中国当局が抱く民主党政権のイメージは「脅せば屈する日本」の姿であった。それが尖閣国有化で対日圧力を
呼び込む遠因になっていただろう。「スキあらば盗む」中国流である。
ところが、野田佳彦首相は9月26日に「尖閣では半歩も譲らない」との姿勢を強調した。自民党の安倍晋三
総裁は、今月15日に来日した米国務省のバーンズ副長官には「尖閣で妥協はあり得ないことを明確に中国に
伝えてくれ」と述べた。野田政権の尖閣諸島への対応や、安倍総裁発言に、中国も戸惑う気配がある。

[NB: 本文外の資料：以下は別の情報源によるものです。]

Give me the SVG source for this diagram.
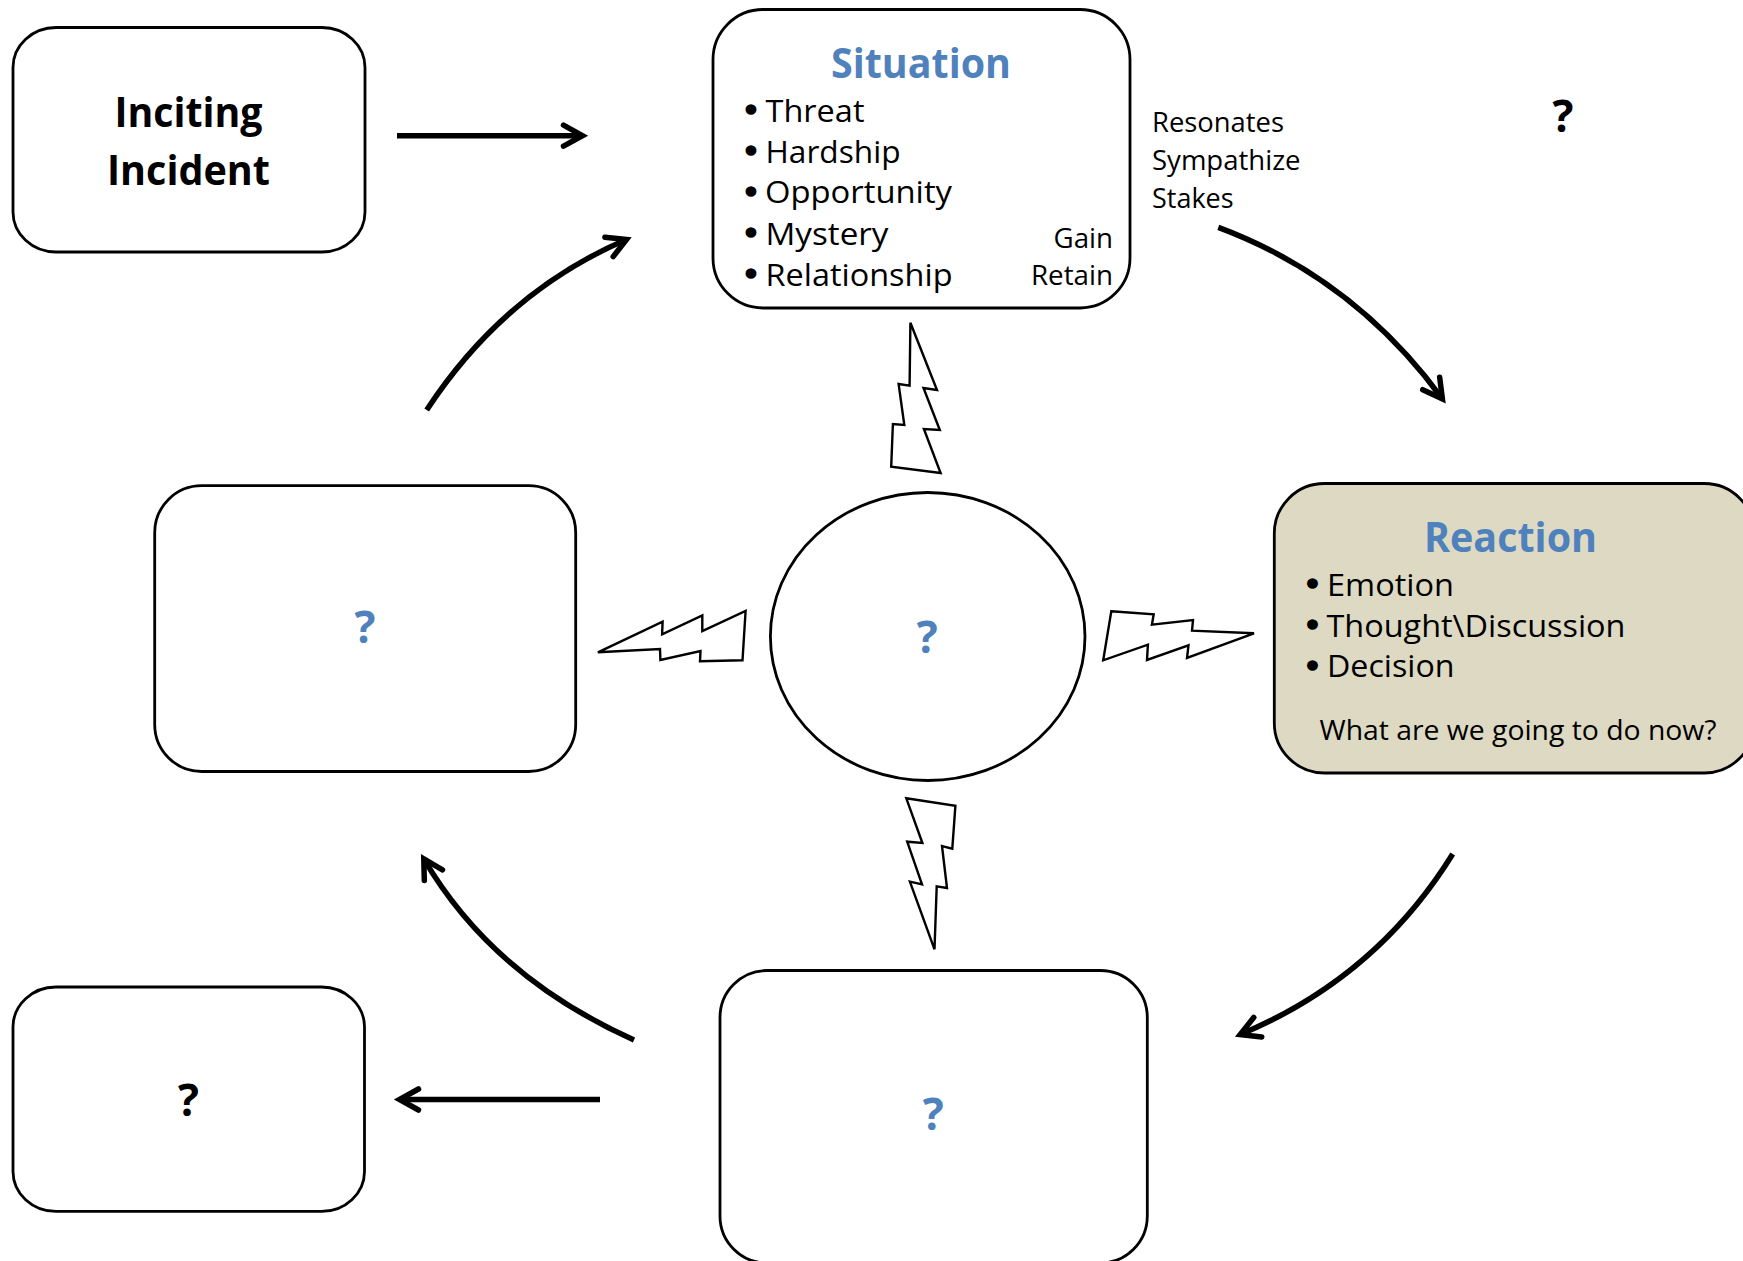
<svg xmlns="http://www.w3.org/2000/svg" width="1743" height="1261" viewBox="0 0 1743 1261">
<style>
text{font-family:"Open Sans","Noto Sans","Liberation Sans",sans-serif;fill:#000}
.box{fill:#fff;stroke:#000;stroke-width:2.8}
.bolt{fill:#fff;stroke:#000;stroke-width:2.4;stroke-linejoin:miter}
.arrow{fill:none;stroke:#000;stroke-width:5.5;marker-end:url(#chev)}
.head{font-size:42px;font-weight:700;fill:#4f81bd}
.dark{font-size:41px;font-weight:700}
.q{font-size:44px;font-weight:700;text-anchor:middle}
.blue{fill:#4f81bd}
.item{font-size:31.5px}
.small{font-size:26.5px}
.dot{font-family:"Liberation Sans",sans-serif;font-size:34px;text-anchor:middle;stroke:#000;stroke-width:1.6}
</style>
<defs>
<marker id="chev" markerUnits="userSpaceOnUse" markerWidth="40" markerHeight="40" viewBox="-30 -20 40 40" refX="0" refY="0" orient="auto">
<path d="M-19,-10.5 L0,0 L-19,10.5" fill="none" stroke="#000" stroke-width="5.5" stroke-linecap="round" stroke-miterlimit="10"/>
</marker>
</defs>
<g id="connectors">
<path class="arrow" d="M397,135.7 L582.5,135.7"/>
<path class="arrow" d="M426.7,410 Q504,292 626.5,239.5"/>
<path class="arrow" d="M1218.3,227.3 Q1354,278 1442.4,398.8"/>
<path class="arrow" d="M1452.7,854 Q1376,978 1240.2,1034.5"/>
<path class="arrow" d="M634,1040 Q492.5,976.4 423.8,858.8"/>
<path class="arrow" d="M600,1099.5 L399.5,1099.5"/>
</g>
<g id="bolts">
<polygon class="bolt" points="910.4,322.7 937,390 923.5,388 939.8,430 923.9,429 940.6,473 891.2,466.7 892.9,424 904.3,425 898.6,384 909.6,385.7"/>
<polygon class="bolt" points="597.9,652.3 662.6,621.7 662.1,634.3 702.3,615.3 702.3,631 745.6,611 742.5,660.3 700,661.3 700.5,651 660.4,660 660,649"/>
<polygon class="bolt" points="1111.3,611.3 1153.7,614.3 1151.9,624.7 1193,620 1192,630.7 1254,633.3 1187,658 1188.5,645.3 1147,660 1147.9,644.7 1103.2,660.3"/>
<polygon class="bolt" points="906.3,798.3 955.4,805.7 952.3,848.7 942,846 947,888 936.7,886.3 934.5,949.3 909.9,881.7 922,884.3 907.2,841.7 922.4,843"/>
</g>
<g id="inciting">
<rect class="box" x="13" y="27.5" width="352" height="224.5" rx="43" ry="40"/>
<text class="dark" x="114.5" y="126.5" textLength="148" lengthAdjust="spacingAndGlyphs">Inciting</text>
<text class="dark" x="107" y="184.5" textLength="163" lengthAdjust="spacingAndGlyphs">Incident</text>
</g>
<g id="situation">
<rect class="box" x="713" y="9.5" width="417" height="298.5" rx="50" ry="50"/>
<text class="head" x="831" y="77.5" textLength="180" lengthAdjust="spacingAndGlyphs">Situation</text>
<text class="dot" x="751" y="121">•</text>
<text class="item" x="765.5" y="121.5" textLength="99" lengthAdjust="spacingAndGlyphs">Threat</text>
<text class="dot" x="751" y="162">•</text>
<text class="item" x="765.5" y="162.5" textLength="135" lengthAdjust="spacingAndGlyphs">Hardship</text>
<text class="dot" x="751" y="203">•</text>
<text class="item" x="765" y="203.3" textLength="187" lengthAdjust="spacingAndGlyphs">Opportunity</text>
<text class="dot" x="751" y="244">•</text>
<text class="item" x="765.5" y="244.5" textLength="123" lengthAdjust="spacingAndGlyphs">Mystery</text>
<text class="dot" x="751" y="285">•</text>
<text class="item" x="765.5" y="285.5" textLength="187" lengthAdjust="spacingAndGlyphs">Relationship</text>
<text class="small" x="1053.5" y="247.5" textLength="59.5" lengthAdjust="spacingAndGlyphs">Gain</text>
<text class="small" x="1031" y="285" textLength="82" lengthAdjust="spacingAndGlyphs">Retain</text>
</g>
<g id="situation-notes">
<text class="small" x="1152" y="131.7" textLength="132" lengthAdjust="spacingAndGlyphs">Resonates</text>
<text class="small" x="1152" y="170" textLength="148.5" lengthAdjust="spacingAndGlyphs">Sympathize</text>
<text class="small" x="1152" y="207.7" textLength="81.6" lengthAdjust="spacingAndGlyphs">Stakes</text>
<text class="q" x="1563" y="131.5">?</text>
</g>
<g id="reaction">
<rect x="1274.3" y="483.5" width="480" height="289.5" rx="50" ry="50" fill="#ddd9c3" stroke="#000" stroke-width="2.8"/>
<text class="head" x="1424" y="551.5" textLength="173" lengthAdjust="spacingAndGlyphs">Reaction</text>
<text class="dot" x="1312.5" y="595">•</text>
<text class="item" x="1327" y="595.5" textLength="127" lengthAdjust="spacingAndGlyphs">Emotion</text>
<text class="dot" x="1312.5" y="636">•</text>
<text class="item" x="1326.5" y="636.5" textLength="299" lengthAdjust="spacingAndGlyphs">Thought\Discussion</text>
<text class="dot" x="1312.5" y="677">•</text>
<text class="item" x="1327" y="677.3" textLength="127.5" lengthAdjust="spacingAndGlyphs">Decision</text>
<text class="small" x="1319.5" y="739.5" textLength="397" lengthAdjust="spacingAndGlyphs">What are we going to do now?</text>
</g>
<g id="center">
<ellipse class="box" cx="927.7" cy="636.5" rx="157.3" ry="144"/>
<text class="q blue" x="927.3" y="652.5">?</text>
</g>
<g id="left">
<rect class="box" x="154.7" y="485.7" width="421" height="285.8" rx="47" ry="47"/>
<text class="q blue" x="365" y="642.8">?</text>
</g>
<g id="bottom">
<rect class="box" x="720" y="970.5" width="427.3" height="292.5" rx="47" ry="47"/>
<text class="q blue" x="933.3" y="1130">?</text>
</g>
<g id="outcome">
<rect class="box" x="13" y="987" width="351.5" height="224.4" rx="43" ry="40"/>
<text class="q" x="188.5" y="1115.5">?</text>
</g>
</svg>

時に強硬な意見を吐く9月25日付環球時報の社説は、「日本のポーズや言葉で日本の軟化を読み取るものも
いるが、これは願望にすぎない」と長期化の覚悟を示した。10月12日付の環球時報になると、わざわざ香港の
太陽報を引いて「領海争いは南シナ海が先」と転電し、前線の南シフトを主張した。
「中国の今の実力では、領有権をめぐって全方向に出撃するのは不可能だ。日本との争いはとりあえず沈静化して、
まずはフィリピンと対峙(たいじ)すべきだ」
中国は圧力をかけた相手国がひるみ、国際社会が反応を示さなければ、一層、理不尽なやり方で自国の利益を
拡大しようとする。逆に相手国が断固として抵抗し、国際社会の中に批判が渦巻けば、一時的には後退していく。

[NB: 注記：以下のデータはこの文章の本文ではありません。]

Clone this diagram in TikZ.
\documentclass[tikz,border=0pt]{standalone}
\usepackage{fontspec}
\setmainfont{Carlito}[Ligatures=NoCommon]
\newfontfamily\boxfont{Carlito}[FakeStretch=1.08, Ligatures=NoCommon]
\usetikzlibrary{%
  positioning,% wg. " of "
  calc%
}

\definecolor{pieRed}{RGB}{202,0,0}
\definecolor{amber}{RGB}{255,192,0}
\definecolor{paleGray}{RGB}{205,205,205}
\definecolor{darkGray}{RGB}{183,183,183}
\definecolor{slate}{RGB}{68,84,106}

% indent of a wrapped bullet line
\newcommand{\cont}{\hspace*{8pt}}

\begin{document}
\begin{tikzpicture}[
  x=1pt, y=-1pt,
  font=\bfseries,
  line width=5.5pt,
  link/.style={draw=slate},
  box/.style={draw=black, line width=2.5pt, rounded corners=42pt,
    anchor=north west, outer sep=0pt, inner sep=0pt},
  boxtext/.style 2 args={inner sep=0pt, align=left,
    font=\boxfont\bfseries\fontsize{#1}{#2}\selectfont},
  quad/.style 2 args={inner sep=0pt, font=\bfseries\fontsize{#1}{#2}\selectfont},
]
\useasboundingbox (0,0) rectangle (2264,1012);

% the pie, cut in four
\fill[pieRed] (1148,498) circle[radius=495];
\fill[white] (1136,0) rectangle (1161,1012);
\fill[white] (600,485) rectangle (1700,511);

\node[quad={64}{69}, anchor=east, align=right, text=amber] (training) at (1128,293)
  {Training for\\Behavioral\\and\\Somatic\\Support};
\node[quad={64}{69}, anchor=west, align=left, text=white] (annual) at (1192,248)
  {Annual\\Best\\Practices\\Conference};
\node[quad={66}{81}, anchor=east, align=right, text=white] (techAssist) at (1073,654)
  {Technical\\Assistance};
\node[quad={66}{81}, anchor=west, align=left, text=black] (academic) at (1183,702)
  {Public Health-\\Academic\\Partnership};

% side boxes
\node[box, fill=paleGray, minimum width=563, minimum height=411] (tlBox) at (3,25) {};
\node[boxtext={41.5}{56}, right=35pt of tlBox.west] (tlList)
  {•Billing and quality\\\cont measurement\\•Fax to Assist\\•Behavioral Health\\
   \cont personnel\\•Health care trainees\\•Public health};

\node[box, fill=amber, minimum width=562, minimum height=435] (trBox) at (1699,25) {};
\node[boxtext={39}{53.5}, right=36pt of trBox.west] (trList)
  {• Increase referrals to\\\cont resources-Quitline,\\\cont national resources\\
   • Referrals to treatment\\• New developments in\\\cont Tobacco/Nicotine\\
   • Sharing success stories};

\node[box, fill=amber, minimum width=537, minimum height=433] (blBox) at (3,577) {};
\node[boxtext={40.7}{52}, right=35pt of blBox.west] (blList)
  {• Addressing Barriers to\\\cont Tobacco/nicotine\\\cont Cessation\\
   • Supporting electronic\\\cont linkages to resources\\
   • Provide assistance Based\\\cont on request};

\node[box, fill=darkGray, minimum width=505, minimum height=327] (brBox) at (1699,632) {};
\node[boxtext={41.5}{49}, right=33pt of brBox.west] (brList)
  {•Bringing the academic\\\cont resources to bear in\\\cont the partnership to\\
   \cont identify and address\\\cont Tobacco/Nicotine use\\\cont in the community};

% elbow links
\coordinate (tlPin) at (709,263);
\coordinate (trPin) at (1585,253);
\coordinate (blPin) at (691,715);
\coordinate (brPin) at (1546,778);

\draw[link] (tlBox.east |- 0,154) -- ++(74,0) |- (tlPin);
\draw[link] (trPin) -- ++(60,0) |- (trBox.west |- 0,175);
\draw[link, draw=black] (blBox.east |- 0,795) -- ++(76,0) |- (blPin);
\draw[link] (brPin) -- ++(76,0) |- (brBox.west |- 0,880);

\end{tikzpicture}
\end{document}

これは19世紀の世界に跋扈(ばっこ)した帝国主義の特徴と同じである。元外務省主任分析官の佐藤優氏は、
帝国主義がまれに国際協調に転ずるのは、批判を避けるための一時的な退避で「状況が変わればまたその繰り
返し」と述べる。
今後も中国は日本の反応を見るために、国家海洋局などの監視船を尖閣周辺に送り、海軍艦船を与那国島
などの接続水域を航行させるだろう。恫喝(どうかつ)が常態化するなら、日本は何度でもはね返すだけである。
中国への嫌悪は、尖閣問題だけでなく、南シナ海の東南アジア諸国連合(ASEAN)でも広がり、中国の四面
楚歌(そか)状態が続いている。今月5日にフィリピンで開催されたASEANと日米中韓などによる拡大海洋
フォーラムで、中国は「海上協力基金」の名目でポンと30億元(約370億円)を拠出した。

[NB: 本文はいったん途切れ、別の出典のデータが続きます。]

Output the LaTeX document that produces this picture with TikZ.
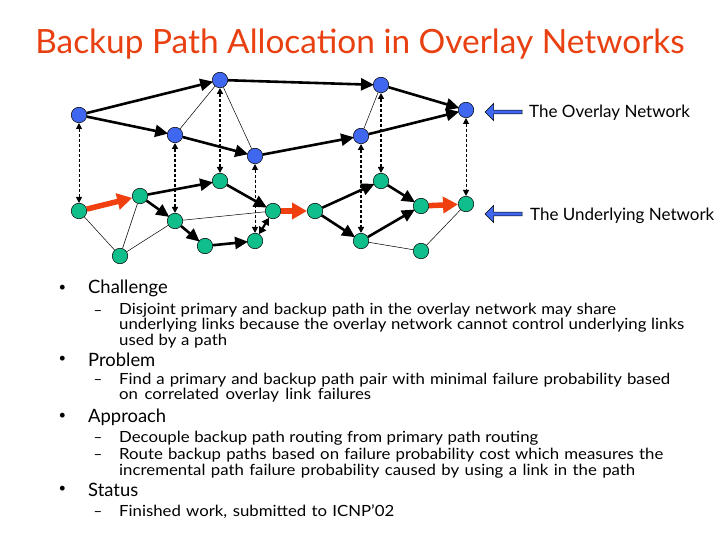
\documentclass[tikz,border=0pt]{standalone}
\usepackage{fontspec}
\setmainfont{Lato}
\newfontfamily\subf[FakeStretch=1.09]{Lato}
\usetikzlibrary{arrows.meta,shapes.arrows}
\definecolor{bluen}{HTML}{3F67F0}
\definecolor{greenn}{HTML}{10BE8C}
\definecolor{orng}{HTML}{F04010}
\definecolor{ttl}{HTML}{E84010}
\newcommand{\subln}[2]{\makebox[#1pt][s]{#2}}
\tikzset{x=1pt,y=-1pt,
 bn/.style={circle,draw=black,line width=.5pt,fill=bluen,minimum size=15.5pt,inner sep=0pt},
 gn/.style={circle,draw=black,line width=.5pt,fill=greenn,minimum size=15.5pt,inner sep=0pt},
 thk/.style={line width=2.6pt,-{Triangle[length=13pt,width=12pt]},shorten >=-1pt},
 thks/.style={line width=2.2pt,{Triangle[length=7pt,width=8pt]}-{Triangle[length=7pt,width=8pt]}},
 thn/.style={line width=.5pt},
 dsh/.style={line width=1pt,{Triangle[length=6pt,width=6pt]}-{Triangle[length=6pt,width=6pt]},dash pattern=on 3pt off 2pt},
 dshb/.style={dsh,line width=1.9pt},
 org/.style={line width=5.5pt,orng,-{Triangle[length=15pt,width=16pt]}},
 bul/.style={anchor=base west,inner sep=0pt,font=\fontsize{18.4}{20}\selectfont},
 sub/.style={anchor=base west,inner sep=0pt,font=\subf\fontsize{15.4}{16}\selectfont},
 lbl/.style={anchor=base west,inner sep=0pt,font=\fontsize{17}{19}\selectfont},
 dot/.style={anchor=base,inner sep=0pt,font=\fontsize{13}{15}\selectfont},
 dashm/.style={anchor=base,inner sep=0pt,font=\fontsize{15}{16}\selectfont},
 barrow/.style={single arrow,draw=black,line width=.5pt,fill=bluen,minimum width=17pt,minimum height=37pt,single arrow head extend=4.5pt,single arrow head indent=0pt,inner sep=1pt,shape border rotate=180}
}
\begin{document}
\begin{tikzpicture}
\useasboundingbox (0,0) rectangle (720,540);
\fill[white] (0,0) rectangle (720,540);
\node[anchor=base,inner sep=0pt,text=ttl,font=\fontsize{33.4}{36}\selectfont] (title) at (360,54) {Backup Path Allocation in Overlay Networks};
% underlying
\foreach \n/\x/\y in {a/79/211,b/140/196,c/120/256,d/175/221,e/220/181,f/205/246,g/255/241,h/273/211,i/315/211,j/381/181,k/361/241,l/421/206,m/466/204,o/421/251}
 \node[gn] (\n) at (\x,\y) {};
\foreach \n/\x/\y in {A/79/115,B/220/80,C/175/135,D/255/156,E/361/136,F/381/85,G/466/110}
 \node[bn] (\n) at (\x,\y) {};
\foreach \p/\q in {A/B,A/C,C/D,B/F,D/E,E/G,F/G,b/e,b/d,e/h,d/f,f/g,i/j,i/k,j/l,k/l}
 \draw[thk] (\p) -- (\q);
\draw[thks] (g) -- (h);
\foreach \p/\q in {B/C,B/D,F/E,a/c,b/c,c/d,d/h,k/o,o/m}
 \draw[thn] (\p) -- (\q);
\foreach \p/\q in {A/a,D/g,G/m}
 \draw[dsh] (\p) -- (\q);
\foreach \p/\q in {C/d,B/e,E/k,F/j}
 \draw[dshb] (\p) -- (\q);
\foreach \p/\q in {a/b,h/i,l/m}
 \draw[org] (\p) -- (\q);
\node[barrow] (ar1) at (504.5,112) {};
\node[barrow] (ar2) at (504.5,214) {};
\node[lbl] (l1) at (529,118) {The Overlay Network};
\node[lbl] (l2) at (530,221) {The Underlying Network};
% body
\foreach \y in {291,362,419,492} \node[dot] at (62.5,\y) {•};
\node[bul] (t1) at (88,293) {Challenge};
\node[bul] (t2) at (88,366) {Problem};
\node[bul] (t3) at (88,422) {Approach};
\node[bul] (t4) at (88,496) {Status};
\foreach \y in {315,384,442,459,516} \node[dashm] at (98,\y) {–};
\node[sub] at (119,314) {\subln{497}{Disjoint primary and backup path in the overlay network may share}};
\node[sub] at (119,329) {\subln{565}{underlying links because the overlay network cannot control underlying links}};
\node[sub] at (119,345) {\subln{108}{used by a path}};
\node[sub] at (119,384) {\subln{551}{Find a primary and backup path pair with minimal failure probability based}};
\node[sub] at (119,399) {\subln{252}{on correlated overlay link failures}};
\node[sub] at (119,442) {\subln{419}{Decouple backup path routing from primary path routing}};
\node[sub] at (119,459) {\subln{544}{Route backup paths based on failure probability cost which measures the}};
\node[sub] at (119,475) {\subln{516}{incremental path failure probability caused by using a link in the path}};
\node[sub] at (119,516) {\subln{275}{Finished work, submitted to ICNP’02}};
\end{tikzpicture}
\end{document}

米紙ワシントン・タイムズからは、とたんに「中国はカネで影響力を買った」と皮肉られた。日本とASEANが手を
結ぶ「反中同盟」につながることへの警戒感がそうさせたと同紙は指摘した。ところが中国内では弱腰批判を恐れて
“手みやげ”を明らかにしなかった。だが、そこは外交上手のベトナム代表である。記者会見で暴露した。
CNNテレビ香港のウィリー・ラム氏に言わせると、中国は「資源パラノイア」であるという。採算や危険を度外視して、
世界の石油権益を買いまくる。中国民衆の生活水準が上昇を続ける限り、共産党の一党独裁を許容すると
考えるからだ。武力行使も辞さない強引な姿勢は、すっかり「無責任な当事者」のイメージを定着させた。